== Dataset records

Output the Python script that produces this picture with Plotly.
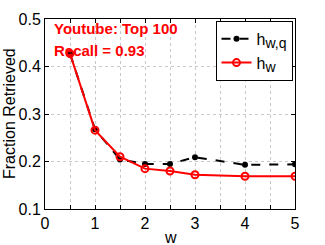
import plotly.graph_objects as go

w_vals = [0.5, 1, 1.5, 2, 2.5, 3, 4, 5]
h_wq = [0.427, 0.268, 0.204, 0.195, 0.195, 0.209, 0.193, 0.194]
h_w = [0.427, 0.266, 0.210, 0.185, 0.180, 0.172, 0.169, 0.169]
x_ticks = [0, 1, 2, 3, 4, 5]
y_ticks = [0.1, 0.2, 0.3, 0.4, 0.5]

FONT = "Liberation Sans, Arial, sans-serif"

fig = go.Figure()
fig.add_trace(go.Scatter(
    x=w_vals, y=h_wq, mode="lines+markers",
    name="h<sub><span style='font-size:14px'>w,q</span></sub>",
    line=dict(color="black", width=2, dash="dash"),
    marker=dict(color="black", size=6, symbol="circle"),
))
fig.add_trace(go.Scatter(
    x=w_vals, y=h_w, mode="lines+markers",
    name="h<sub><span style='font-size:14px'>w</span></sub>",
    line=dict(color="#ff0000", width=2),
    marker=dict(color="#ff0000", size=7, symbol="circle-open", line=dict(width=2)),
))

axis_common = dict(
    showline=True, linecolor="black", linewidth=1, mirror="ticks",
    ticks="inside", ticklen=4, tickcolor="black",
    showgrid=True, gridcolor="#c8c8c8", griddash="dot", gridwidth=1,
    zeroline=False, tickfont=dict(size=16, color="black", family=FONT),
    automargin=False,
)

fig.update_xaxes(
    range=[0, 5], tickvals=x_ticks,
    minor=dict(dtick=0.5, ticks="inside", ticklen=4, tickcolor="black", showgrid=True, gridcolor="#c8c8c8", griddash="dot"),
    **axis_common,
)
fig.update_yaxes(
    range=[0.1, 0.5], tickvals=y_ticks, tickformat=".1f",
    **axis_common,
)

# axis titles
fig.add_annotation(x=0.5, y=0, xref="paper", yref="paper", xanchor="center", yanchor="middle",
                   yshift=-28, text="w", showarrow=False,
                   font=dict(size=16, color="black", family=FONT))
fig.add_annotation(x=0, y=0.5, xref="paper", yref="paper", xanchor="center", yanchor="middle",
                   xshift=-36, textangle=-90, text="Fraction Retrieved", showarrow=False,
                   font=dict(size=16, color="black", family=FONT))

fig.add_annotation(x=0.028, y=0.948, xref="paper", yref="paper", xanchor="left", yanchor="middle",
                   text="<b>Youtube: Top 100</b>", showarrow=False,
                   font=dict(size=15, color="#ff0000", family=FONT))
fig.add_annotation(x=0.028, y=0.832, xref="paper", yref="paper", xanchor="left", yanchor="middle",
                   text="<b>Recall = 0.93</b>", showarrow=False,
                   font=dict(size=15, color="#ff0000", family=FONT))

fig.update_layout(
    width=325, height=245,
    margin=dict(l=45, r=30, t=19, b=36),
    paper_bgcolor="white", plot_bgcolor="white",
    font=dict(family=FONT, color="black"),
    legend=dict(x=0.99, y=0.99, xanchor="right", yanchor="top",
                bgcolor="white", bordercolor="black", borderwidth=1,
                font=dict(size=16, color="black", family=FONT),
                tracegroupgap=0, itemwidth=30),
    showlegend=True,
)

fig.write_html("out.html", config={"displayModeBar": False},
               post_script="document.body.style.margin='0';")
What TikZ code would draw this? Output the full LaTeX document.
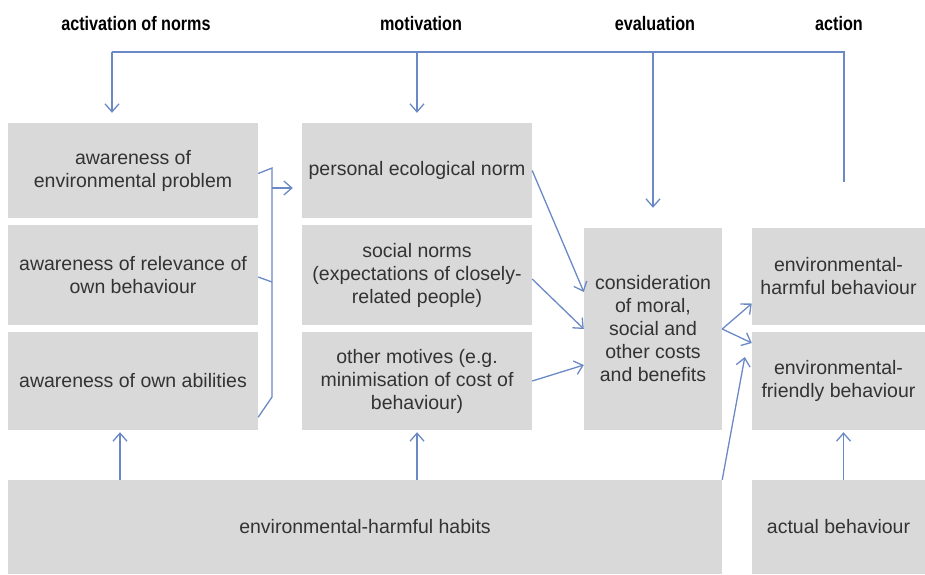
\documentclass[tikz,border=0pt]{standalone}
\usepackage{fontspec}
\setmainfont{Liberation Sans}
\newfontfamily\headfont[FakeStretch=0.83]{Liberation Sans}
\usetikzlibrary{arrows.meta}
\definecolor{boxgray}{HTML}{D9D9D9}
\definecolor{linkblue}{HTML}{6A89C5}
\definecolor{textgray}{HTML}{333333}

\begin{document}
\begin{tikzpicture}[x=1pt,y=-1pt,
  box/.style={fill=boxgray,text=textgray,align=center,inner sep=0pt,
    font=\fontsize{19.5}{23}\selectfont},
  head/.style={anchor=base,text=black,font=\headfont\bfseries\fontsize{19.5}{23}\selectfont},
  link/.style={draw=linkblue,line width=1.3pt},
  arr/.style={link,-{Straight Barb[length=8pt,width=14pt]}}]
\useasboundingbox (0,0) rectangle (925,574);

% stage headings
\node[head] (hact) at (136,30) {activation of norms};
\node[head] (hmot) at (421,30) {motivation};
\node[head] (heva) at (655,30) {evaluation};
\node[head] (hacn) at (839,30) {action};

% activation of norms
\node[box,minimum width=250,minimum height=95] (aep) at (133,170.5) {awareness of\\environmental problem};
\node[box,minimum width=250,minimum height=100] (arb) at (133,275) {awareness of relevance of\\own behaviour};
\node[box,minimum width=250,minimum height=98] (aoa) at (133,381) {awareness of own abilities};

% motivation
\node[box,minimum width=230,minimum height=95] (pen) at (417,170.5) {personal ecological norm};
\node[box,minimum width=230,minimum height=100] (sn) at (417,275) {social norms\\(expectations of closely-\\related people)};
\node[box,minimum width=230,minimum height=98] (om) at (417,381) {other motives (e.g.\\minimisation of cost of\\behaviour)};

% evaluation
\node[box,minimum width=138,minimum height=202] (cons) at (653,329) {consideration\\of moral,\\social and\\other costs\\and benefits};

% action
\node[box,minimum width=173,minimum height=97] (ehb) at (838.5,276.5) {environmental-\\harmful behaviour};
\node[box,minimum width=173,minimum height=98] (efb) at (838.5,381) {environmental-\\friendly behaviour};

% bottom row
\node[box,minimum width=714,minimum height=94] (hab) at (365,527) {environmental-harmful habits};
\node[box,minimum width=173,minimum height=94] (act) at (838.5,527) {actual behaviour};

% feedback from action
\coordinate (fb) at (844,182);
\coordinate (tr) at (844,52);
\coordinate (tl) at (112,52);
\draw[link] (fb) -- (tr) -- (tl);
\draw[arr,shorten >=10pt] (tl) -- (tl |- aep.north);
\draw[arr,shorten >=10pt] (tl -| pen) -- (pen.north);
\draw[arr,shorten >=20pt] (tl -| cons) -- (cons.north);

% bracket round the awareness boxes
\coordinate (bt) at (272,168);
\coordinate (bb) at (272,397);
\coordinate (bm) at (272,188);
\draw[link] ([yshift=-3]aep.east) -- (bt) -- (bb) -- ([yshift=13]aoa.south east);
\draw[link] ([yshift=-2]arb.east) -- (272,282);
\draw[arr,shorten >=9pt] (bm) -- (bm -| pen.west);

% into consideration
\draw[arr] (pen.east) -- ([yshift=37]cons.west);
\draw[arr] ([yshift=-4]sn.east) -- (cons.west);
\draw[arr] (om.east) -- ([yshift=-36]cons.west);

% out of consideration
\draw[arr] (cons.east) -- ([yshift=-27]ehb.west);
\draw[arr] (cons.east) -- ([yshift=38]efb.west);
\draw[arr] (hab.north east) -- ([xshift=-7,yshift=24]efb.west);

% habits upward
\draw[arr] ([xshift=-13]aoa.south |- hab.north) -- ([xshift=-13,yshift=-2]aoa.south);
\draw[arr] (om.south |- hab.north) -- ([yshift=-2]om.south);
\draw[arr] ([xshift=5]act.north) -- ([xshift=5,yshift=-2]efb.south);
\end{tikzpicture}
\end{document}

====

§ **Aim of the exercise**:
From the records above, give again only the part that opens with the line containing "What TikZ code" and closes with the line containing "width=138,minimum height=202] (cons)". Keep both ends but drop the pictures.

§ **Answer to this task**:
What TikZ code would draw this? Output the full LaTeX document.
\documentclass[tikz,border=0pt]{standalone}
\usepackage{fontspec}
\setmainfont{Liberation Sans}
\newfontfamily\headfont[FakeStretch=0.83]{Liberation Sans}
\usetikzlibrary{arrows.meta}
\definecolor{boxgray}{HTML}{D9D9D9}
\definecolor{linkblue}{HTML}{6A89C5}
\definecolor{textgray}{HTML}{333333}

\begin{document}
\begin{tikzpicture}[x=1pt,y=-1pt,
  box/.style={fill=boxgray,text=textgray,align=center,inner sep=0pt,
    font=\fontsize{19.5}{23}\selectfont},
  head/.style={anchor=base,text=black,font=\headfont\bfseries\fontsize{19.5}{23}\selectfont},
  link/.style={draw=linkblue,line width=1.3pt},
  arr/.style={link,-{Straight Barb[length=8pt,width=14pt]}}]
\useasboundingbox (0,0) rectangle (925,574);

% stage headings
\node[head] (hact) at (136,30) {activation of norms};
\node[head] (hmot) at (421,30) {motivation};
\node[head] (heva) at (655,30) {evaluation};
\node[head] (hacn) at (839,30) {action};

% activation of norms
\node[box,minimum width=250,minimum height=95] (aep) at (133,170.5) {awareness of\\environmental problem};
\node[box,minimum width=250,minimum height=100] (arb) at (133,275) {awareness of relevance of\\own behaviour};
\node[box,minimum width=250,minimum height=98] (aoa) at (133,381) {awareness of own abilities};

% motivation
\node[box,minimum width=230,minimum height=95] (pen) at (417,170.5) {personal ecological norm};
\node[box,minimum width=230,minimum height=100] (sn) at (417,275) {social norms\\(expectations of closely-\\related people)};
\node[box,minimum width=230,minimum height=98] (om) at (417,381) {other motives (e.g.\\minimisation of cost of\\behaviour)};

% evaluation
\node[box,minimum width=138,minimum height=202] (cons) at (653,329) {consideration\\of moral,\\social and\\other costs\\and benefits};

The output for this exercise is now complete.